The Emperor's Carpet (detail), mid–16th century
Iran (probably Herat)
Silk (warp and weft), wool (pile), asymmetrically knotted pile; 24 ft. 8 in. x 10 ft. 10 in. (7.51 x 3.3 m)
Rogers Fund, 1943 (43.121.1)
The Emperor's Carpet belongs to a group of carpets thought to have been produced in the eastern Iranian city of Herat, in the province of Khorasan. This group is identified by a purple-red ground, a blue or green border with touches of yellow, an elaborate floral pattern, scrolls, arabesques, and in early pieces, animals. The Emperor's Carpet is decorated with all of these identifying features. The natural and fabulous animals include pheasantlike birds, spotted stags, chi-lins, lions, dragons, and other beasts, some alone and some in combat. The exterior border contains a scrolled vine pattern with various animal heads appearing within arabesques, cloud bands, and flowers.
These features are a testament to the exchange between Persian and Chinese models, which is most evident in illuminated manuscripts of the Tabriz courtly style. The inner border contains poetic verses in Persian, comparing the royal Safavid realms to a meadow, the sky, flowers, and gems, ending with praise for the shah. Symbolically, the design on the carpet recalls a garden in springtime, with its allusions to the divine Garden of Paradise.
The complex design of intertwining and intricately layered vine scrolls has connections to similar designs produced in other media during the Safavid period. Textual evidence of this period suggests that a centralized artists' workshop produced a distinctive style of imagery which then was applied to works such as carpets, textiles, paintings, manuscripts, and bookbindings. The carpet consists of four mirrored and repeating quadrants, suggesting that the weavers made use of a large and elaborate cartoon, which may have been produced in such a workshop setting.

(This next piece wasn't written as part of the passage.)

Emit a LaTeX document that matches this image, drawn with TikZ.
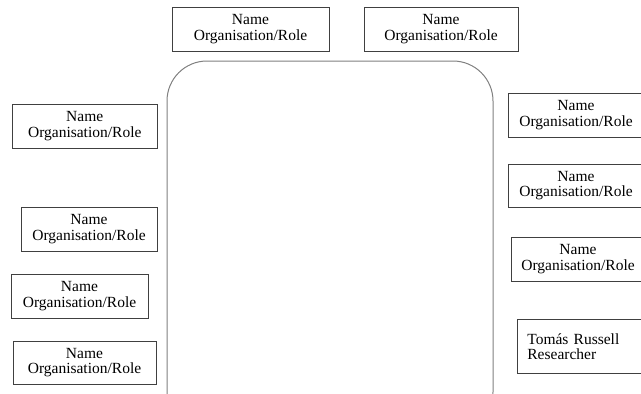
\documentclass[tikz,border=0pt]{standalone}
\usepackage{fontspec}
\setmainfont{Liberation Serif}
\begin{document}
\begin{tikzpicture}[x=1pt,y=-1pt,
  person/.style={draw=black!75, line width=0.8pt, inner sep=0pt, align=center,
    font=\fontsize{15.5pt}{15.3pt}\selectfont, minimum height=44pt},
  panel/.style={draw=black!50, line width=1pt, rounded corners=40pt}]
\useasboundingbox (0,0) rectangle (641,394);
\clip (0,0) rectangle (641,394);
% central panel, running past the lower edge
\draw[panel] (167,61) rectangle (493,432);
% contributors above the panel
\node[person, minimum width=157pt] (t1) at (250.5,29) {Name\\Organisation/Role};
\node[person, minimum width=154pt] (t2) at (441,29) {Name\\Organisation/Role};
% contributors on the left
\node[person, minimum width=144.5pt] (l1) at (84.75,126) {Name\\Organisation/Role};
\node[person, minimum width=136pt] (l2) at (89,229) {Name\\Organisation/Role};
\node[person, minimum width=137pt] (l3) at (79.5,296) {Name\\Organisation/Role};
\node[person, minimum width=143pt, minimum height=43pt] (l4) at (84.5,362.5) {Name\\Organisation/Role};
% contributors on the right
\node[person, minimum width=136pt] (r1) at (576,115) {Name\\Organisation/Role};
\node[person, minimum width=136pt, minimum height=43pt] (r2) at (576,185.5) {Name\\Organisation/Role};
\node[person, minimum width=134pt] (r3) at (578,259) {Name\\Organisation/Role};
\node[person, anchor=north west, align=left, text width=120pt, inner xsep=10pt,
  minimum height=54pt] (r4) at (517,319) {Tomás Russell\\Researcher};
\end{tikzpicture}
\end{document}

The Emperor's Carpet takes its name from its former owners, the Habsburg emperors. According to tradition, a pair of Safavid-period carpets was presented to Emperor Leopold I of Austria by Czar Peter the Great of Russia in 1698. Both carpets later entered the collection of the Austrian Museum of Applied Arts in Vienna. Eventually, one was acquired by the Metropolitan Museum and today is known as the Emperor's Carpet.